WHAT THE TASK REQUIRES:
Extract every line from the records below that contains the word "chart".

EXERCISE MATERIAL:
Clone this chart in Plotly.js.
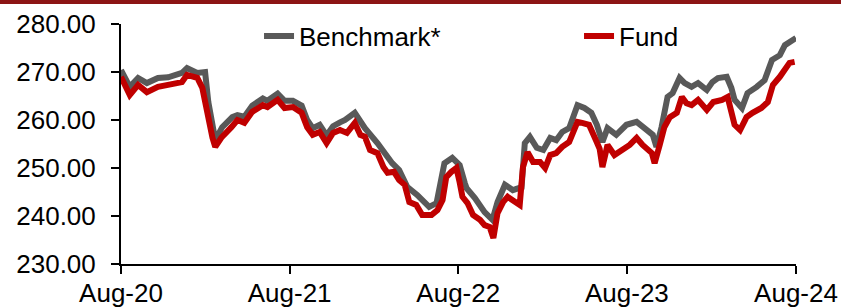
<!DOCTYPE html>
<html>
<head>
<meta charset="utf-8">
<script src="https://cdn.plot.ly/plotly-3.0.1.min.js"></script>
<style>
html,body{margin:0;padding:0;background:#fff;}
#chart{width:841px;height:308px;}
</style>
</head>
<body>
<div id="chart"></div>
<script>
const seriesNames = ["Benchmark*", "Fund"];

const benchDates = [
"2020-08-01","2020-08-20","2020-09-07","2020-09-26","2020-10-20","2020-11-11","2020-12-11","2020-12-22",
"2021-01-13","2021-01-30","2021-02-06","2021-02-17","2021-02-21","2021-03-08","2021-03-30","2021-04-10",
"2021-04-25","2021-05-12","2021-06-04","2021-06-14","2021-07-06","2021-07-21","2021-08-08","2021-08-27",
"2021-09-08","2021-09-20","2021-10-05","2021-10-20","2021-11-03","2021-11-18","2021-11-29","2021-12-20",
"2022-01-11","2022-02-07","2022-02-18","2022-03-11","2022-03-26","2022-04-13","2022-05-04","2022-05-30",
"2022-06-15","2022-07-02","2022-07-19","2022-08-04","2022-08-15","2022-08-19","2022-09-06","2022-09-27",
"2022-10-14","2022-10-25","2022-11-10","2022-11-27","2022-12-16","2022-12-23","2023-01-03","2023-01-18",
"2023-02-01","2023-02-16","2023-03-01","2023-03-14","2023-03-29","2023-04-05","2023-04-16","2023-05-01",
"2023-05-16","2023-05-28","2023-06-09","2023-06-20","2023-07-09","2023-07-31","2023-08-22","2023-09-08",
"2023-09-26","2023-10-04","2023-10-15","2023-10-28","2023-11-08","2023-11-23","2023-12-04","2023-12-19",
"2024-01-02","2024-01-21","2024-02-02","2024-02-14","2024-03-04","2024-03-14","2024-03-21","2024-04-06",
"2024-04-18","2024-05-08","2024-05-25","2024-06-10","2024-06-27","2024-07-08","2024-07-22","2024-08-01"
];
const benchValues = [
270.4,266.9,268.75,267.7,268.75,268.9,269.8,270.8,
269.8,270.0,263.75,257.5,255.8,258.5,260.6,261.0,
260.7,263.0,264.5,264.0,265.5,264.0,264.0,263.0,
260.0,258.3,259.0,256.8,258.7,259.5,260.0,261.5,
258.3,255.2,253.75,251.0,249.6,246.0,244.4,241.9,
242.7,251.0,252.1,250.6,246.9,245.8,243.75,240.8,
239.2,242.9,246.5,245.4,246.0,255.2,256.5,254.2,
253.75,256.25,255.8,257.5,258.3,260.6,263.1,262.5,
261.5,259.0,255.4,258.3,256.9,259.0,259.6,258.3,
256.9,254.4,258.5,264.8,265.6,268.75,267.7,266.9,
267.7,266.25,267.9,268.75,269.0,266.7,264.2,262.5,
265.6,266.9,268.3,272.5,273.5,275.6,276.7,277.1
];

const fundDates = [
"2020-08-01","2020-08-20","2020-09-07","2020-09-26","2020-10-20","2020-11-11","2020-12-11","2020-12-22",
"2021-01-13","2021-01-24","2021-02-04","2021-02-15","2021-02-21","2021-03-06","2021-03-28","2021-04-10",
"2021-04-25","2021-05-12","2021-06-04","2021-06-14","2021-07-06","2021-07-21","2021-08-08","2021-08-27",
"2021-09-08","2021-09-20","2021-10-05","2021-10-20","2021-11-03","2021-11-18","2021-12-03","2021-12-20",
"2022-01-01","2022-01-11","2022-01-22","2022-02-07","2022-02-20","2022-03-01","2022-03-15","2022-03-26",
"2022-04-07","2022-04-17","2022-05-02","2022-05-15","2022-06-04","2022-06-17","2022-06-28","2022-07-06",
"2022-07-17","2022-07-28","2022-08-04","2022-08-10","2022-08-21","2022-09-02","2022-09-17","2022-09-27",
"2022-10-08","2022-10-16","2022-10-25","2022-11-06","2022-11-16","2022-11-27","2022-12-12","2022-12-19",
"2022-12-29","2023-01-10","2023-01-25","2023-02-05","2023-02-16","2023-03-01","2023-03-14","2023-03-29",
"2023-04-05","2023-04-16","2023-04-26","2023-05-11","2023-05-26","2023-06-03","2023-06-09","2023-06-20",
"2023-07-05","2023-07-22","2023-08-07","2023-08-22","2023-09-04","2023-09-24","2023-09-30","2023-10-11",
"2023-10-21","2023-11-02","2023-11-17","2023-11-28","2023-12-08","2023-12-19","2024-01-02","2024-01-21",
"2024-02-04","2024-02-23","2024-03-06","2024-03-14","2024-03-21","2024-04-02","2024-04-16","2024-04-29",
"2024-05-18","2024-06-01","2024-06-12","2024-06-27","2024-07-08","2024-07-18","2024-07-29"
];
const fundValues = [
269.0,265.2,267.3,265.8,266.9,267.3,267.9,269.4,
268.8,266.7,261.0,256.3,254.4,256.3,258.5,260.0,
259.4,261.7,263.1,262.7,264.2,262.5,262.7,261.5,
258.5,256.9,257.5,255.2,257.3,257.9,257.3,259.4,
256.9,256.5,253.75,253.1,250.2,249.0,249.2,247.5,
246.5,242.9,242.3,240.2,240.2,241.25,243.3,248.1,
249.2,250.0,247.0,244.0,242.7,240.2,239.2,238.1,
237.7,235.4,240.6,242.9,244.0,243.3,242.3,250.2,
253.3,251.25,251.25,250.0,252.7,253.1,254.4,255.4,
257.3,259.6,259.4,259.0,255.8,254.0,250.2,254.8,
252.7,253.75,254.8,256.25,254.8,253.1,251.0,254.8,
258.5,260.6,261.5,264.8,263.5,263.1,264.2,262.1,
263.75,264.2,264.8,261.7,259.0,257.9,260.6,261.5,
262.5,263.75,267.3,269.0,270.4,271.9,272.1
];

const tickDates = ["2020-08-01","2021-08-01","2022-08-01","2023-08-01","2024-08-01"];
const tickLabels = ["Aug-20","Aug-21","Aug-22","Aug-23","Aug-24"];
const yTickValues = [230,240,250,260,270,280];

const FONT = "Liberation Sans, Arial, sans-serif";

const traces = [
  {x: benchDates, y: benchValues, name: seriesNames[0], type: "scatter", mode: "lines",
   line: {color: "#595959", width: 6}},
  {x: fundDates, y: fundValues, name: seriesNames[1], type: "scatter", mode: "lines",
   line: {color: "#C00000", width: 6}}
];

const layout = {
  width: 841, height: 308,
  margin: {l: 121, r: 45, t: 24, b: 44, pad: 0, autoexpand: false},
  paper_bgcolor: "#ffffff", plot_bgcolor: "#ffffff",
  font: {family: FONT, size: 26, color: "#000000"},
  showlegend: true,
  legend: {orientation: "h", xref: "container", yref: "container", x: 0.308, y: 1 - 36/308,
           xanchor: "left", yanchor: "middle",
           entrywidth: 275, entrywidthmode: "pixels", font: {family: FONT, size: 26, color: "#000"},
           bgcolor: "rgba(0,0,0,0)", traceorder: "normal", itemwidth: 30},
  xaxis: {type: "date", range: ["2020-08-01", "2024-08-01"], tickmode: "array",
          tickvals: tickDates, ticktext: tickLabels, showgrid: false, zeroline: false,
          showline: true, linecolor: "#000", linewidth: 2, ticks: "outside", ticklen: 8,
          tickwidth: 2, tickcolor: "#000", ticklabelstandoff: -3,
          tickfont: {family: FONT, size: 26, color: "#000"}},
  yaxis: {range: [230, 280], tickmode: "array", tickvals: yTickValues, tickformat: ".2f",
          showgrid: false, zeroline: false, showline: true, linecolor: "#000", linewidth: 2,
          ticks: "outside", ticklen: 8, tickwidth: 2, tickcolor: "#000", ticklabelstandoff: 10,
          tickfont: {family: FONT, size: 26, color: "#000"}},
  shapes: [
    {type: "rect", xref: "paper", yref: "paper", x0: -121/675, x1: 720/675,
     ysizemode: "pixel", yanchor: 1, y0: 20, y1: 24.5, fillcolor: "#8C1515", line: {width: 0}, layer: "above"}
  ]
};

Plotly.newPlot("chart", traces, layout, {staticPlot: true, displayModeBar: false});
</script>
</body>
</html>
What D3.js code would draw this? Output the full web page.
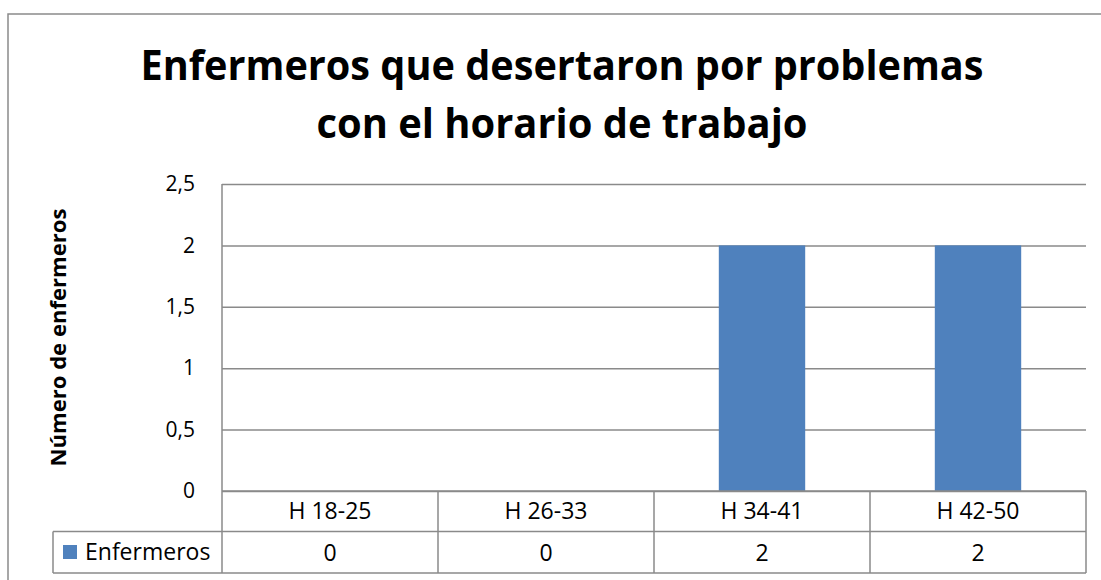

CORRECT RESPONSE:
Clone this chart in Plotly.js.
#chart{width:841px;height:308px;}
<div id="chart"></div>
Plotly.newPlot("chart", traces, layout, {staticPlot: true, displayModeBar: false});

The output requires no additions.